The Gnarly Man
by L. Sprague de Camp
  

Review by
Robert Wilfred Franson

Unknown, June 1939

collected in —
The Wheels of If
The Best of L. Sprague de Camp
Years in the Making

& various anthologies

December 2008

  

"Let's have lunch at the Natural History Museum. ... What did you — ah — think of their stuff in the Hall of the Age of Man?"

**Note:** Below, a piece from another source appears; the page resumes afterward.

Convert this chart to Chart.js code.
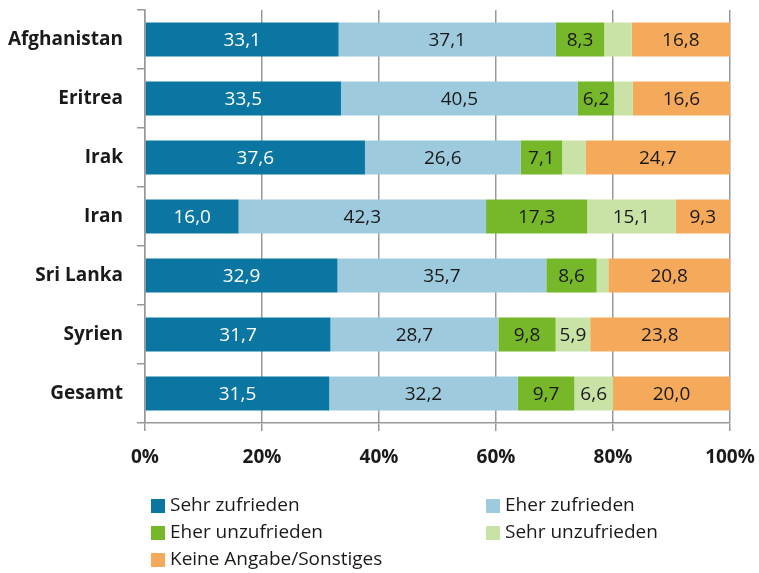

"Pretty good. There's a little mistake in one of those big wall paintings. The second horn on the wooly rhinoceros ought to slant forward more. I thought about writing them a letter. But you know how it is. They say 'Were you there?' and I say 'Uh-huh' and they say 'Another nut.'"


  

"The Gnarly Man" by L. Sprague de Camp is a good specimen of the distinct category of stories about Neanderthal Man in science fiction (or fantasy if you prefer).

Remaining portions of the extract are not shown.